Legislator dari Fraksi Partai Gerindra, Desmond J Mahesa, langsung mencecar Ivan soal Rp 300 triliun lebih yang akhir-akhir ini heboh.

“PPATK yang diekspos itu TPPU atau bukan? Yang 300 (triliun) itu TPPU?” tanya Desmond.

“TPPU, pencucian uang. Itu hasil analisis dan hasil pemeriksaan, tentunya TPPU. Jika tidak ada TPPU, tidak akan kami sampaikan,” tegas Ivan.

“Jadi ada kejahatan di Departemen Keuangan (Kementerian Keuangan) gitu?” tanya Desmond lagi.

“Bukan, dalam posisi Departemen Keuangan sebagai penyidik tindak pidana asal sesuai dengan Pasal 74 Undang-Undang Nomor 8/2010 disebutkan di situ penyidik tindak pidana asal adalah penyidik TPPU, dan di penjelasannya dikatakan bahwa Bea Cukai dan Direktorat Jenderal adalah penyidik tindak pidana asal,” jawab Ivan.

Ivan juga menyebut dugaan TPPU Rp 300 triliun lebih bukan dilakukan lembaga Kemenkeu. Desmond semula mempertanyakan apakah ada yang tidak beres secara kelembagaan di Kemenkeu sehingga muncul tudingan transaksi janggal Rp 300 triliun lebih.

“Jadi Rp 349.874.187.502.987, (Rp 349 triliun) ini tidak semuanya bicara tentang tindak pidana yang dilakukan oleh Kemenkeu, bukan di Kemenkeu, tapi terkait dengan tugas pokok dan fungsi Kemenkeu sebagai penyidik tindak pidana asal. Itu kebanyakan terjadi dengan kasus impor ekspor, kasus perpajakan. Dalam satu kasus saja kalau kita bicara ekspor impor itu bisa ada lebih dari Rp 100 triliun, lebih dari Rp 40 triliun, itu bisa melibatkan,” kata Ivan.

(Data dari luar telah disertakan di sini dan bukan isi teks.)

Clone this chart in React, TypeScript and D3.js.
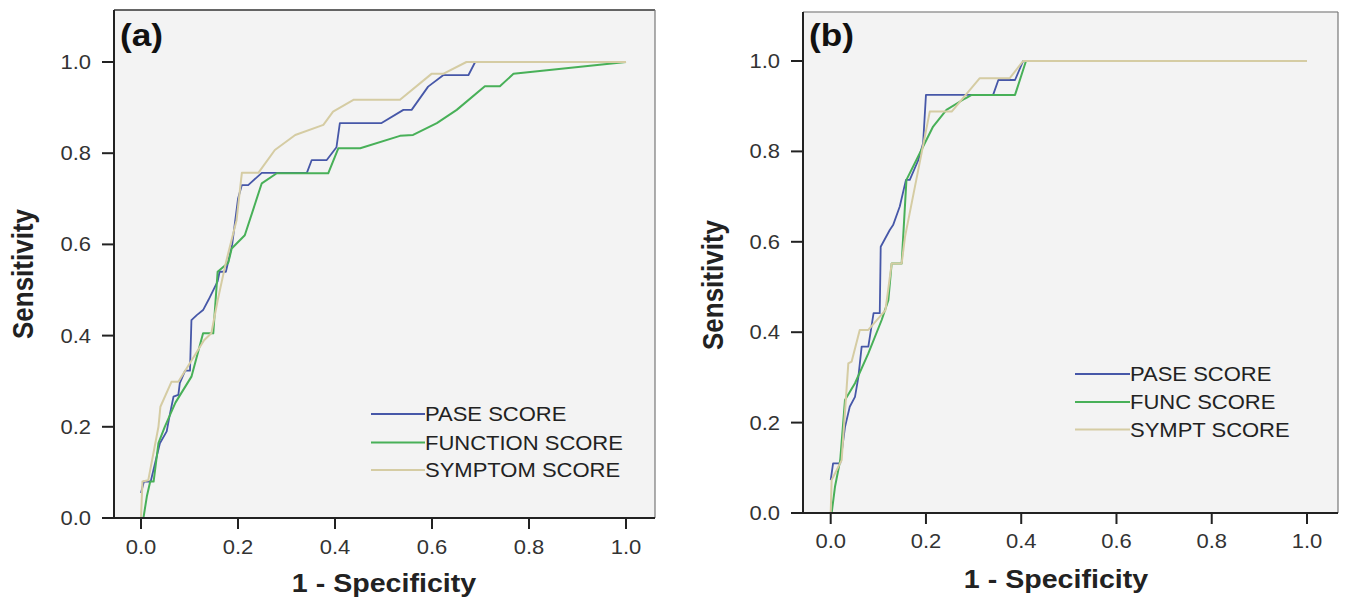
import * as d3 from "d3";

type Pt = [number, number];

// tick values shared by both axes of both panels
const tickValues = [0, 0.2, 0.4, 0.6, 0.8, 1.0];

// panel (a) ROC curves, [1 - specificity, sensitivity]
const paseA: Pt[] = [
  [0, 0.055], [0.006, 0.08], [0.02, 0.08], [0.029, 0.12], [0.039, 0.164], [0.053, 0.19],
  [0.06, 0.23], [0.067, 0.266], [0.077, 0.27], [0.08, 0.296], [0.091, 0.323], [0.101, 0.323],
  [0.104, 0.434], [0.115, 0.445], [0.128, 0.456], [0.139, 0.478], [0.158, 0.519], [0.162, 0.54],
  [0.175, 0.54], [0.188, 0.6], [0.2, 0.7], [0.208, 0.73], [0.221, 0.73], [0.249, 0.757],
  [0.342, 0.757], [0.352, 0.785], [0.383, 0.785], [0.403, 0.813], [0.41, 0.866], [0.496, 0.866],
  [0.541, 0.895], [0.558, 0.895], [0.592, 0.946], [0.623, 0.971], [0.675, 0.971], [0.689, 1.0],
  [1.0, 1.0],
];
const functionA: Pt[] = [
  [0.005, 0], [0.012, 0.047], [0.019, 0.08], [0.026, 0.08], [0.036, 0.164], [0.049, 0.2],
  [0.071, 0.253], [0.104, 0.31], [0.128, 0.405], [0.149, 0.405], [0.158, 0.54], [0.18, 0.56],
  [0.187, 0.591], [0.214, 0.62], [0.249, 0.734], [0.28, 0.756], [0.386, 0.756], [0.407, 0.811],
  [0.452, 0.811], [0.534, 0.838], [0.561, 0.84], [0.61, 0.866], [0.651, 0.895], [0.709, 0.947],
  [0.74, 0.947], [0.768, 0.974], [1.0, 1.0],
];
const symptomA: Pt[] = [
  [0, 0], [0.003, 0.08], [0.015, 0.083], [0.036, 0.2], [0.04, 0.244], [0.063, 0.299],
  [0.077, 0.299], [0.13, 0.39], [0.145, 0.405], [0.158, 0.477], [0.175, 0.56], [0.197, 0.653],
  [0.208, 0.757], [0.242, 0.757], [0.276, 0.807], [0.318, 0.84], [0.376, 0.862], [0.396, 0.891],
  [0.438, 0.917], [0.534, 0.917], [0.599, 0.974], [0.623, 0.974], [0.671, 1.0], [1.0, 1.0],
];

// panel (b)
const paseB: Pt[] = [
  [0, 0.073], [0.005, 0.11], [0.02, 0.11], [0.03, 0.19], [0.04, 0.235], [0.051, 0.257],
  [0.058, 0.3], [0.065, 0.368], [0.079, 0.368], [0.09, 0.442], [0.103, 0.442], [0.105, 0.589],
  [0.124, 0.626], [0.131, 0.637], [0.145, 0.678], [0.158, 0.737], [0.166, 0.737], [0.184, 0.781],
  [0.194, 0.818], [0.2, 0.925], [0.341, 0.925], [0.352, 0.958], [0.387, 0.958], [0.404, 1.0],
  [1.0, 1.0],
];
const funcB: Pt[] = [
  [0.002, 0], [0.009, 0.058], [0.02, 0.117], [0.03, 0.25], [0.051, 0.287], [0.079, 0.353],
  [0.107, 0.427], [0.121, 0.471], [0.128, 0.552], [0.149, 0.552], [0.159, 0.737], [0.187, 0.796],
  [0.215, 0.855], [0.243, 0.892], [0.282, 0.917], [0.296, 0.925], [0.387, 0.925], [0.41, 1.0],
  [1.0, 1.0],
];
const symptB: Pt[] = [
  [0, 0], [0.002, 0.073], [0.023, 0.117], [0.037, 0.331], [0.044, 0.335], [0.061, 0.405],
  [0.079, 0.405], [0.115, 0.449], [0.128, 0.552], [0.149, 0.552], [0.156, 0.611], [0.208, 0.888],
  [0.254, 0.888], [0.313, 0.962], [0.376, 0.962], [0.404, 1.0], [1.0, 1.0],
];

const labelsA = ["PASE SCORE", "FUNCTION SCORE", "SYMPTOM SCORE"];
const labelsB = ["PASE SCORE", "FUNC SCORE", "SYMPT SCORE"];
const colors = ["#4657a8", "#48b058", "#d5cca3"];
const widths = [1.8, 2, 2];

const FONT = "'Liberation Sans', Arial, Helvetica, sans-serif";
const SX = 1.1; // the source picture is a bit wider than tall

type Layout = {
  left: number; top: number; right: number; bottom: number;
  x0: number; x1: number; y0: number; y1: number;
  tag: string;
  topStroke: string;
  legX1: number; legX2: number; legY: number[];
  yTitleX: number; yTitleY: number;
  xTitleX: number; xTitleY: number;
  xLabY: number; yLabX: number;
};

const layoutA: Layout = {
  left: 114, top: 10, right: 655, bottom: 518,
  x0: 141, x1: 626, y0: 518, y1: 62,
  tag: "(a)", topStroke: "#333",
  legX1: 371, legX2: 425, legY: [414, 442.5, 470],
  yTitleX: 33, yTitleY: 274,
  xTitleX: 384, xTitleY: 592,
  xLabY: 554, yLabX: 91,
};
const layoutB: Layout = {
  left: 803, top: 12, right: 1338, bottom: 513,
  x0: 830.7, x1: 1307, y0: 513, y1: 61,
  tag: "(b)", topStroke: "#999",
  legX1: 1075, legX2: 1130, legY: [374, 402, 429.5],
  yTitleX: 723, yTitleY: 285,
  xTitleX: 1056, xTitleY: 588,
  xLabY: 548, yLabX: 780,
};

function Stretch({ x, y, children, ...rest }: any) {
  return (
    <text transform={`translate(${x},${y}) scale(${SX},1)`} {...rest}>
      {children}
    </text>
  );
}

function Panel({ L, series, labels }: { L: Layout; series: Pt[][]; labels: string[] }) {
  const x = d3.scaleLinear().domain([0, 1]).range([L.x0, L.x1]);
  const y = d3.scaleLinear().domain([0, 1]).range([L.y0, L.y1]);
  const line = d3.line<Pt>().x((d) => x(d[0])).y((d) => y(d[1]));
  const fmt = d3.format(".1f");

  return (
    <g fontFamily={FONT}>
      <rect x={L.left} y={L.top} width={L.right - L.left} height={L.bottom - L.top} fill="#f3f3f3" />
      <line x1={L.left} x2={L.right} y1={L.top} y2={L.top} stroke={L.topStroke} strokeWidth={1.6} />
      <line x1={L.right} x2={L.right} y1={L.top} y2={L.bottom} stroke="#777" strokeWidth={1.2} />

      {series.map((s, i) => (
        <path key={i} d={line(s) ?? ""} fill="none" stroke={colors[i]} strokeWidth={widths[i]} strokeLinejoin="round" />
      ))}

      {/* axes */}
      <line x1={L.left} x2={L.left} y1={L.top} y2={L.bottom} stroke="#222" strokeWidth={2} />
      <line x1={L.left} x2={L.right} y1={L.bottom} y2={L.bottom} stroke="#222" strokeWidth={2} />
      {tickValues.map((t) => (
        <g key={"y" + t}>
          <line x1={L.left - 12} x2={L.left} y1={y(t)} y2={y(t)} stroke="#222" strokeWidth={2} />
          <Stretch x={L.yLabX} y={y(t) + 7} textAnchor="end" fontSize={20} fill="#333">{fmt(t)}</Stretch>
        </g>
      ))}
      {tickValues.map((t) => (
        <g key={"x" + t}>
          <line x1={x(t)} x2={x(t)} y1={L.bottom} y2={L.bottom + 11} stroke="#222" strokeWidth={2} />
          <Stretch x={x(t)} y={L.xLabY} textAnchor="middle" fontSize={20} fill="#333">{fmt(t)}</Stretch>
        </g>
      ))}

      {/* legend */}
      {labels.map((lab, i) => (
        <g key={lab}>
          <line x1={L.legX1} x2={L.legX2} y1={L.legY[i]} y2={L.legY[i]} stroke={colors[i]} strokeWidth={2} />
          <Stretch x={L.legX2} y={L.legY[i] + 7.3} fontSize={20} fill="#222">{lab}</Stretch>
        </g>
      ))}

      <Stretch x={L.left + 6} y={46} fontSize={32} fontWeight="bold" fill="#111">{L.tag}</Stretch>

      <text
        transform={`translate(${L.yTitleX},${L.yTitleY}) scale(${SX},1) rotate(-90)`}
        textAnchor="middle" fontSize={26} fontWeight="bold" fill="#222"
      >
        Sensitivity
      </text>
      <Stretch x={L.xTitleX} y={L.xTitleY} textAnchor="middle" fontSize={26} fontWeight="bold" fill="#222">
        1 - Specificity
      </Stretch>
    </g>
  );
}

export default function App() {
  return (
    <svg
      width={1350}
      height={604}
      style={{ position: "absolute", left: 0, top: 0, background: "#fff", display: "block" }}
    >
      <Panel L={layoutA} series={[paseA, functionA, symptomA]} labels={labelsA} />
      <Panel L={layoutB} series={[paseB, funcB, symptB]} labels={labelsB} />
    </svg>
  );
}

Mahfud Siap Datang Biar Imbang

Terbaru, Mahfud Md menegaskan dirinya siap datang ke Komisi III DPR. Dia mengatakan perlu ada uji logika terkait heboh transaksi mencurigakan Rp 300 triliun itu.

“Uji logika dan uji kesetaraan juga, jangan dibilang pemerintah itu bawahan DPR, bukan,” kata Mahfud.

Mahfud juga mengatakan orang-orang yang ngomong agak keras dalam rapat bersama PPATK harus datang. Dia mengatakan hal itu agak imbang.

“Pokoknya Rabu saya datang, kemarin yang ngomong-ngomong agak keras itu supaya datang juga, biar imbang,” ujarnya.